So I’m continuing to think about the syntax of bresenish, but in the back ground I’m reading a lot about programing languages. I’m thinking that there should be a way to speak a programming language. Except it would execute in your mind, not on a machine. And it wouldn’t be neurolinguistic programming, but hey, if it inspires someone to write a NLP sci-fi book with less handwaving, so much the better.
Originally I thought I could get by with just elements, sets and relations (i.e. operators) because a simple sentence looks like that “Jack and Jill ran up the hill”=”The set of the elements jack, jill is related to the set of the element hill, via the relationship of running up” But my first attempt to translate the tower of babel into gloss showed that I needed assignment and variables. I need something that works like a pronoun, but has set theoretic typing (the set, the element) and works like a pronoun (“The set of men working on building a tower, which I shall henceforth refer to as the A team”) And I needed to express distinctly equivalence & assignment. “There is a set of men who worked all night, we’ll call them the B team. The A team and the B team are the same.” So I assign that list of men to the B team. And then I declare that A and B are the same, i.e. I have two different ways to describe them. Another example: “There is a pretty girl. There is a young girl. There is a school girl. These elements are all the same element”

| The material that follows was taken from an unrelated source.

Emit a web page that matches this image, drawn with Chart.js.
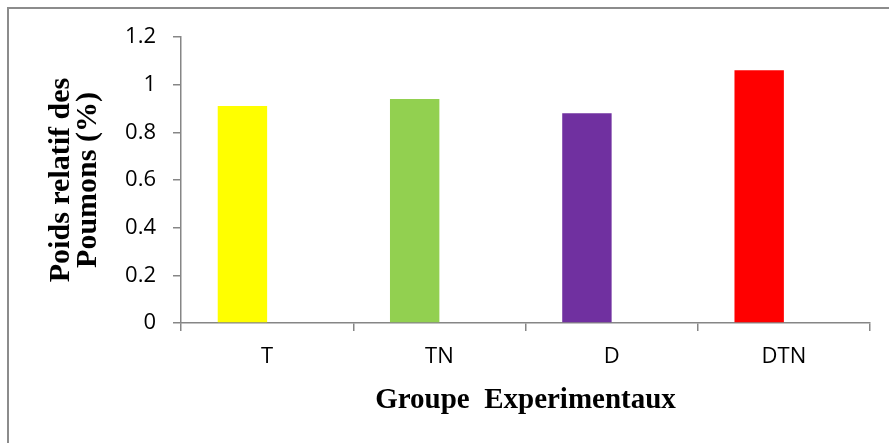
<!DOCTYPE html>
<html>
<head>
<meta charset="utf-8">
<script src="https://cdn.jsdelivr.net/npm/chart.js@4.4.1/dist/chart.umd.min.js"></script>
<style>
  html, body { margin: 0; padding: 0; background: #fff; }
  #wrap { position: relative; width: 889px; height: 443px; overflow: hidden; }
  #frame { position: absolute; left: 7px; top: 7px; width: 1000px; height: 1000px;
           border-left: 2px solid #8c8c8c; border-top: 2px solid #8c8c8c; box-sizing: border-box; }
  canvas { position: absolute; left: 0; top: 0; }
</style>
</head>
<body>
<div id="wrap">
  <div id="frame"></div>
  <canvas id="c" width="889" height="443"></canvas>
</div>
<script>
// Groups and relative lung weight (%)
const groups = ['T', 'TN', 'D', 'DTN'];
const poidsRelatif = [0.91, 0.94, 0.88, 1.06];
const barColors = ['#FFFF00', '#92D050', '#7030A0', '#FF0000'];
// second series of the workbook, left empty
const serieVide = [null, null, null, null];
const yTicks = [0, 0.2, 0.4, 0.6, 0.8, 1, 1.2];

const axisGray = '#868686';
const tickFont = { family: "'Open Sans', sans-serif", size: 22 };
const titleFamily = "'Liberation Serif', 'Times New Roman', serif";

new Chart(document.getElementById('c'), {
  type: 'bar',
  data: {
    labels: groups,
    datasets: [
      { label: 'Poids relatif', data: poidsRelatif, backgroundColor: barColors,
        barPercentage: 1, categoryPercentage: 0.5736 },
      { label: 'Série 2', data: serieVide, backgroundColor: '#ffffff',
        barPercentage: 1, categoryPercentage: 0.5736 }
    ]
  },
  options: {
    responsive: false,
    animation: false,
    devicePixelRatio: 1,
    layout: { padding: { left: 0, right: 19, top: 37, bottom: 0 } },
    plugins: { legend: { display: false }, tooltip: { enabled: false } },
    scales: {
      x: {
        offset: true,
        grid: { offset: true, drawOnChartArea: false, drawTicks: true, tickLength: 8, color: axisGray, lineWidth: 1.5 },
        border: { display: true, color: axisGray, width: 1.5 },
        ticks: { color: '#000', font: tickFont, padding: 13 },
        title: { display: true, text: 'Groupe  Experimentaux', color: '#000',
                 font: { family: titleFamily, size: 29, weight: 'bold', lineHeight: 1.2 },
                 padding: { top: 0, bottom: 25 } },
        afterFit: (s) => { s.height = 120; }
      },
      y: {
        min: 0, max: 1.2,
        afterBuildTicks: (s) => { s.ticks = yTicks.map(v => ({ value: v })); },
        grid: { drawOnChartArea: false, drawTicks: true, tickLength: 8, color: axisGray, lineWidth: 1.5 },
        border: { display: true, color: axisGray, width: 1.5 },
        ticks: { color: '#000', font: tickFont, padding: 17,
                 callback: (v) => String(+Number(v).toFixed(1)) },
        title: { display: true, text: ['Poids relatif des', 'Poumons (%)'], color: '#000',
                 font: { family: titleFamily, size: 30, weight: 'bold', lineHeight: 0.9 },
                 padding: { top: 48, bottom: 0 } },
        afterFit: (s) => { s.width = 181; }
      }
    }
  }
});
</script>
</body>
</html>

Bresenish would be imperative. So it would work like this:
Imagine a stage. Put on that stage these elements, jane, jack, a base ball bat. The bat moves repeatedly to jacks head. The bat is in the hands of jane.
Imagine a stage. Put on that stage these elements, jack, a cake. Imagine another stage with these elements: jack. The former stage became the later stage.
More on the consequences of variables. Variables work a bit like proper nouns and pronouns. They mean something specific, anyone can make one up, they can last a long time or a short time. Like pronouns, they refer to something else. Natural pronouns tend to be of a small number rely on a “type”, e.g. person, number, social rank, animacy. In a set inspired language, there would be a need for a lot of different variables and having too many “its” would be a pain. Having too many ad hoc words would be a pain too. Maybe if there were some conventional variable names, like the way programmers often use “foo” “bar” “baz” as common variables, or mathematicians with x, y, z.
Bresenish on a machine…
I don’t actually have the skills to write this, but having worked with programming languages I think I can imagine what is currently possible.
An executable Bresenish would start out with a fixed number of elements, relations, attributes (adjectives). And those would be the elements of possible discourse. You could create as many variables as you’d like, but all those variables would refer back to already defined elements. In human instructions, we elide the obvious. So in a machine oriented language, we’d probably be very verbose and need loops. Human oriented would probably use an attribute on a relation to indicate an action was repeated.
So something like
Imagine a stage. (Computer draws a stage). On the stage are these elements (list elements, draw those on state. If abstract, just list them on side bar). The elements are related this way (locative elements would be the easiest to illustrate, abstract ones would just be represented with arrows, i.e. A loves B). The elements, X, Y, Z are a set, call ‘em foo. They have the attribute of “red”. (Computer draws circle around X, Y, Z and paints them red).
And so on. I think with some effort, Harry Potter could be translated into such a thing and a computer could hypothetically draw the resulting movie.
So to re-cap:
Stage = A universe (that you hold in your mind) being described. This is what you are imperatively telling your listener to manipulate.
Elements = vocab, both concrete and abstract
Sets = Things that relate to each other, might only have 1 element
Relations = Roughly verbs. They relate sets.
Attributes = Roughly adverbs and adjectives, modifiers of relations and elements.
Variables = Temporary names for an element or set, either drawn from a conventional list or made up on the spot.
Assignment = Saying an unbound variables in bound to another one. An lo, so it is.
Equivalence = Declaring two things are referring to the same thing. A machine, which is keep track of all the elements and the relations defined so far, would merge the two views of a stage after hearing that they are equivalent. “Stage one- The man is running” “Stage two- The man is sweating” “Stage one == Stage two” (The listener merges these two views and now we have a sweating man, running on the stage)
And I think that is enough moving parts for a workable grammar. Now I just have to work out a morphology and my list of elements. Which I think will still be Icelandic sounding words.